=== ROWS ===
------------------------------------------------------------

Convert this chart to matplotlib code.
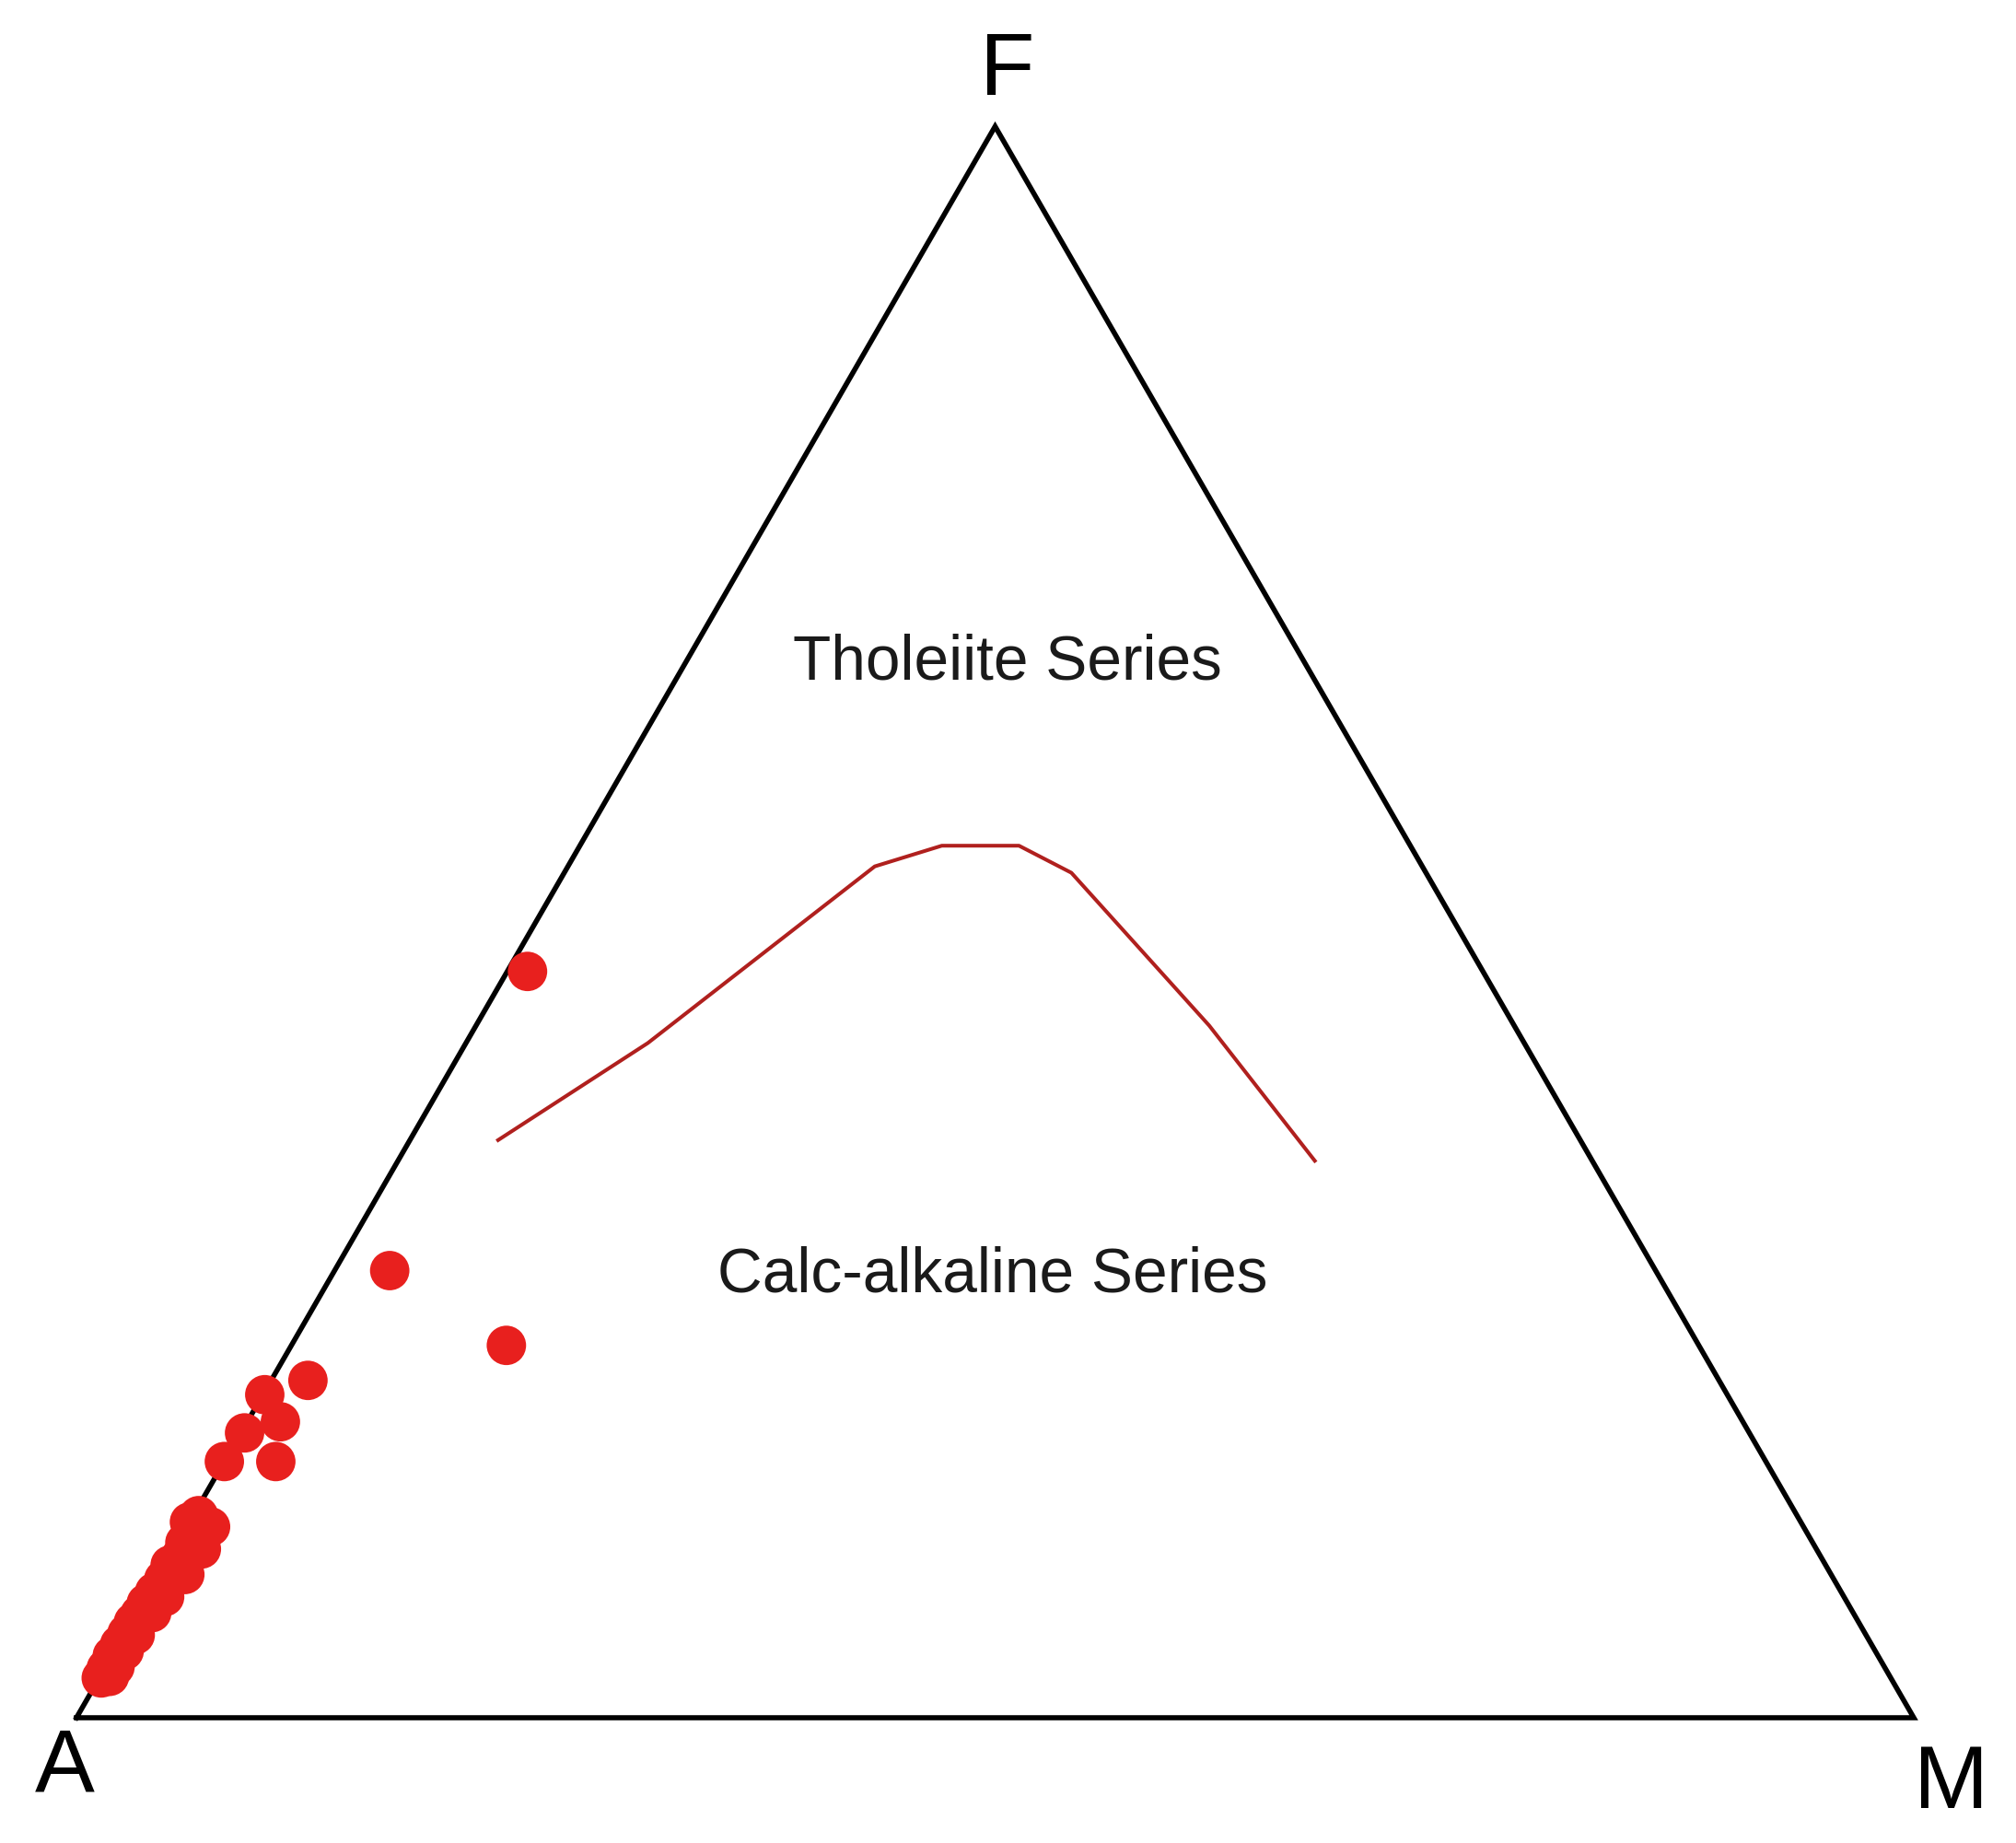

------------------------------------------------------------

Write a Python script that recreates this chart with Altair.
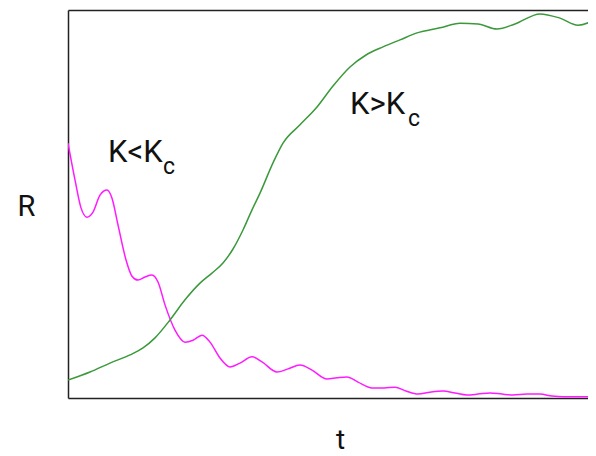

------------------------------------------------------------

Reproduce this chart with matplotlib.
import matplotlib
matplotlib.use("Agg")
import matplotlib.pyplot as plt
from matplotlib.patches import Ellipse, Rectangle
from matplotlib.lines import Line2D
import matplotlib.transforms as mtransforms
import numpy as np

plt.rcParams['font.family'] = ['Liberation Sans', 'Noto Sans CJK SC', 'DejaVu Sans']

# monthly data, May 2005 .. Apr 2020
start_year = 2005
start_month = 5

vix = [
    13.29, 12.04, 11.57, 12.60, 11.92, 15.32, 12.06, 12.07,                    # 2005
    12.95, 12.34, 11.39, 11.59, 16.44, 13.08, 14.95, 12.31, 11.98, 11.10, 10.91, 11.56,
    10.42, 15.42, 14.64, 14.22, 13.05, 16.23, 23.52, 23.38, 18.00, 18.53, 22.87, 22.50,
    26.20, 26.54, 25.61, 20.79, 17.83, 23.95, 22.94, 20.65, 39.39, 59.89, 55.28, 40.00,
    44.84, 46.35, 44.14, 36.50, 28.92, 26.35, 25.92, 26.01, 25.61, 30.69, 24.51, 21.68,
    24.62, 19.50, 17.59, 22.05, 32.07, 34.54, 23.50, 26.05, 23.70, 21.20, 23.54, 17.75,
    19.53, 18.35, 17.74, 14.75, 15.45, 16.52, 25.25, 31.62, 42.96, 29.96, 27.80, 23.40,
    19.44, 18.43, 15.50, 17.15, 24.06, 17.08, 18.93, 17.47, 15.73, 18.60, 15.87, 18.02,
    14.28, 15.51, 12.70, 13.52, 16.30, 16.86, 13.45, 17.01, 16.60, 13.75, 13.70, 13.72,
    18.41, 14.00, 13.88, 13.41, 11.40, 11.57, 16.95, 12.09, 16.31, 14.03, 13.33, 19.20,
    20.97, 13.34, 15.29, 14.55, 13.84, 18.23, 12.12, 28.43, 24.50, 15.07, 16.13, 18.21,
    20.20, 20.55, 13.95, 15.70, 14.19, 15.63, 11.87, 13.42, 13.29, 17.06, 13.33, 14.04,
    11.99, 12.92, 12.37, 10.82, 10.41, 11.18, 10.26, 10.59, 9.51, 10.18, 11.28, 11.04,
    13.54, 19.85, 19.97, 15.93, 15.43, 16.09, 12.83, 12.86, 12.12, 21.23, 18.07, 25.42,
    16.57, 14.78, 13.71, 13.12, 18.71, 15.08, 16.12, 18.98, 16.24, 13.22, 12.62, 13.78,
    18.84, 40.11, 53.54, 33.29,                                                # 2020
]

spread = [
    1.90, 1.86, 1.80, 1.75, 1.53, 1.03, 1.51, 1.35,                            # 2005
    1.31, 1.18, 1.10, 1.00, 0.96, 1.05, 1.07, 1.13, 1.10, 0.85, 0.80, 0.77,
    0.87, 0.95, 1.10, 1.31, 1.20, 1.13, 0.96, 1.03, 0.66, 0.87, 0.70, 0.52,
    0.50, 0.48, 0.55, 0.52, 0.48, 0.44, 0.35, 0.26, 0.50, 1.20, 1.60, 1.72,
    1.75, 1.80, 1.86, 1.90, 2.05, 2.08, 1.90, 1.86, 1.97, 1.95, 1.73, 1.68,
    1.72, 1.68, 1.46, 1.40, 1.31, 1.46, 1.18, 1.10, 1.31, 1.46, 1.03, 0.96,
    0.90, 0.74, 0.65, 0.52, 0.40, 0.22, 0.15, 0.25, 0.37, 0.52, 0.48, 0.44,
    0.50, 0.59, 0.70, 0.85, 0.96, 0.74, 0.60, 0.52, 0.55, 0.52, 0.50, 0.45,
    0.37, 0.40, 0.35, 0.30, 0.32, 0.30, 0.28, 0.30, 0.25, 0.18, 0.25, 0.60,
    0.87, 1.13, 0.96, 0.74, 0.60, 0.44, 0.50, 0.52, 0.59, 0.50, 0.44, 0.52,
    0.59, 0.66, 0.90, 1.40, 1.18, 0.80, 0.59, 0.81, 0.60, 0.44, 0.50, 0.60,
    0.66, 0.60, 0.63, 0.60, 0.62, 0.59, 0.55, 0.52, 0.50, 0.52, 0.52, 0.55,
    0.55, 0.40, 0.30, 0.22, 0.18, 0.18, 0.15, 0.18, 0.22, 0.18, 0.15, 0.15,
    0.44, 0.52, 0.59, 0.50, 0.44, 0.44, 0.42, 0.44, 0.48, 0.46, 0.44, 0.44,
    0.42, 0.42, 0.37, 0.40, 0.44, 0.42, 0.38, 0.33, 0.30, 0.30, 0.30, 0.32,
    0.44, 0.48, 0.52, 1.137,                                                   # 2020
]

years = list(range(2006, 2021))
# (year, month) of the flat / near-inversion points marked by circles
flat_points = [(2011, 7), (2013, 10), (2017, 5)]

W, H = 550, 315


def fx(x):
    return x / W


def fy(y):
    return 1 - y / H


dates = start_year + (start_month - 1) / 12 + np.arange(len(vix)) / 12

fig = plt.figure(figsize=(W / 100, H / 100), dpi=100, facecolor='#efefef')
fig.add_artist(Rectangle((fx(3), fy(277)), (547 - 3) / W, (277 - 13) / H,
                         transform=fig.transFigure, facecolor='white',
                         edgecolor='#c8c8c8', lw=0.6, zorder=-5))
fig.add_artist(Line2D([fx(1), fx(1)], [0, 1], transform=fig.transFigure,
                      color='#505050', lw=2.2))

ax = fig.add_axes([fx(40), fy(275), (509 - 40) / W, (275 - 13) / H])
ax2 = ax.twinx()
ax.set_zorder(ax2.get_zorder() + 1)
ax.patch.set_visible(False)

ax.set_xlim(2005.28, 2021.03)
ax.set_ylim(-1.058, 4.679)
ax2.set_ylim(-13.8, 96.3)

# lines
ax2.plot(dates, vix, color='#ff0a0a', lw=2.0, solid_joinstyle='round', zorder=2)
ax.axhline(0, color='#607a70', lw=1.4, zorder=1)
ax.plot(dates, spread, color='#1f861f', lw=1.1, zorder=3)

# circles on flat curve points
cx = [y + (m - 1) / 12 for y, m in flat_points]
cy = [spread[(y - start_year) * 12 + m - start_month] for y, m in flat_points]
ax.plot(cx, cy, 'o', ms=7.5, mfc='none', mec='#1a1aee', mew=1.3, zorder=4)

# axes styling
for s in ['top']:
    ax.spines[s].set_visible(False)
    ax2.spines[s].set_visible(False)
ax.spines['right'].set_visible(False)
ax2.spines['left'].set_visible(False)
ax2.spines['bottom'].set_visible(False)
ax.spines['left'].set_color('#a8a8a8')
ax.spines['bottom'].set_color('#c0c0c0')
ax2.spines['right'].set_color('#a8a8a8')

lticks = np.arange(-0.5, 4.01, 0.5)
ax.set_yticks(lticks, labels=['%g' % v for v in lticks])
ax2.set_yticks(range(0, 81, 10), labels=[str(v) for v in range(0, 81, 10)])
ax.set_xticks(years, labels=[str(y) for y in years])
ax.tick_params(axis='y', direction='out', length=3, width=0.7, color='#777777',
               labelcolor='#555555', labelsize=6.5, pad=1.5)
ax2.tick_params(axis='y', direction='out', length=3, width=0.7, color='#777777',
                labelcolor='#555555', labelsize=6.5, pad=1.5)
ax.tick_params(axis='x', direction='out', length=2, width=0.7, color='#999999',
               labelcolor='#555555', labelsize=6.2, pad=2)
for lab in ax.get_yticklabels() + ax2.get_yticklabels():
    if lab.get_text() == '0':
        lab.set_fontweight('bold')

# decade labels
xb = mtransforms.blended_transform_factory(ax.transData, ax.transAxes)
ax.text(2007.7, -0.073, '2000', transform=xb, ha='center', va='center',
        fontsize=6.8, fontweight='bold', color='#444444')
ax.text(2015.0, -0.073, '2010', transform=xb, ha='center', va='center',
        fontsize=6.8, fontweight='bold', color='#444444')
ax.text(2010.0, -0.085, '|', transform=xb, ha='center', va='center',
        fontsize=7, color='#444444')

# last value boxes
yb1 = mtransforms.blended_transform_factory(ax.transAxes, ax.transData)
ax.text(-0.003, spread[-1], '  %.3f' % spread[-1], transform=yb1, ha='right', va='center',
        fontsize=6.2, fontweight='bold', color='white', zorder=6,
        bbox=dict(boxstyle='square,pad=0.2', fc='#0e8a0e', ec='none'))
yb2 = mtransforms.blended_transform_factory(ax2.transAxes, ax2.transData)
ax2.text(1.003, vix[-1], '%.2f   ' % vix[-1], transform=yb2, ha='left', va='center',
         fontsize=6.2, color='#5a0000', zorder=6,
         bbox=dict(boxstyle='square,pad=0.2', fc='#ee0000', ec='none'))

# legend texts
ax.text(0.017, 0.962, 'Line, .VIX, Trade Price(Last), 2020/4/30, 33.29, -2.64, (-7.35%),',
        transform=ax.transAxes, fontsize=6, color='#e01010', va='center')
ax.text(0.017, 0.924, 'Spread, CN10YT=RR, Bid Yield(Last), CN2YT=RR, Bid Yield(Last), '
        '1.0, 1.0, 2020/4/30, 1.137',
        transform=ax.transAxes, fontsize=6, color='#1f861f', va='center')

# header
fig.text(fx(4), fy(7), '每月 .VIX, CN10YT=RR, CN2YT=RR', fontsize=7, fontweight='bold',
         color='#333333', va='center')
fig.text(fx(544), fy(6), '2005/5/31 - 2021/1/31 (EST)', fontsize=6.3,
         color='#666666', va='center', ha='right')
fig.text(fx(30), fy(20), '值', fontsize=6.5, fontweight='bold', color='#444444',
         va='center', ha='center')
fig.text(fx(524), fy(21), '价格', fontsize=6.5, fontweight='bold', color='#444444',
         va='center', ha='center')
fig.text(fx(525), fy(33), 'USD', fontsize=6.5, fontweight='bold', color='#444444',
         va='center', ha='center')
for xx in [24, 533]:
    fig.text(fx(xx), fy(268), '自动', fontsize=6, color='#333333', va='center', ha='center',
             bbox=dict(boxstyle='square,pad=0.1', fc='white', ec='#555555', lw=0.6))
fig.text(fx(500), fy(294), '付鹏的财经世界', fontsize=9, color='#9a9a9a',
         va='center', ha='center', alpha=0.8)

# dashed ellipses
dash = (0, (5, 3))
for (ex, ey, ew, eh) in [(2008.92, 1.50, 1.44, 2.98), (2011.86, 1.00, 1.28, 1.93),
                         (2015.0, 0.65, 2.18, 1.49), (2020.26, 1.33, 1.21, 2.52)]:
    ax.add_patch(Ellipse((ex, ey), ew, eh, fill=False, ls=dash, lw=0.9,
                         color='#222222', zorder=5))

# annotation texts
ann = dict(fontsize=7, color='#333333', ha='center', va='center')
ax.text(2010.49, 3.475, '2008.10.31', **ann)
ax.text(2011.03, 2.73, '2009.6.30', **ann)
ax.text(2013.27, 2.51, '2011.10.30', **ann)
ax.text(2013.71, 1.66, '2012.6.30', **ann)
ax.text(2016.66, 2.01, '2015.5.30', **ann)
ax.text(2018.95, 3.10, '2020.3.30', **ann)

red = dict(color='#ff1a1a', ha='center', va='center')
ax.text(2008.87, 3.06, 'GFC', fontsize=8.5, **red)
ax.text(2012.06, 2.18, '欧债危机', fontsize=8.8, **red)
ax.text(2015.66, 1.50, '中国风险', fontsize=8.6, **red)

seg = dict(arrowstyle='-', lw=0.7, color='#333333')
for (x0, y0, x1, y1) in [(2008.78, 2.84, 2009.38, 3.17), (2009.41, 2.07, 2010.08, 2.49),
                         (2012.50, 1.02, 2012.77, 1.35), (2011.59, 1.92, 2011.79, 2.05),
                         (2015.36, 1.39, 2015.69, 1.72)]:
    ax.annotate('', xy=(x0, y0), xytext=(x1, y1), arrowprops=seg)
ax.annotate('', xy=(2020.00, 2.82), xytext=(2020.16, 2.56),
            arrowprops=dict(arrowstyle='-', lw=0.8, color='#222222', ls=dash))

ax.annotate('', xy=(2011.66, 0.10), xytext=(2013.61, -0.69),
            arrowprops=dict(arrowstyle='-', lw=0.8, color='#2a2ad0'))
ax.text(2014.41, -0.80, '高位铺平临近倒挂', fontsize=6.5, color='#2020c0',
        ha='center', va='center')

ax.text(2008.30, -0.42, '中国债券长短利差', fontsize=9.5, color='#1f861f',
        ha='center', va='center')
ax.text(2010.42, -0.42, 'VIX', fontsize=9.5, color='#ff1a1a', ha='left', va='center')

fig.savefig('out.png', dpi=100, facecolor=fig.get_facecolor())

------------------------------------------------------------

In the records above, locate each line with the word "this". Copy all such lines.

Convert this chart to matplotlib code.
Write a Python script that recreates this chart with Altair.
Reproduce this chart with matplotlib.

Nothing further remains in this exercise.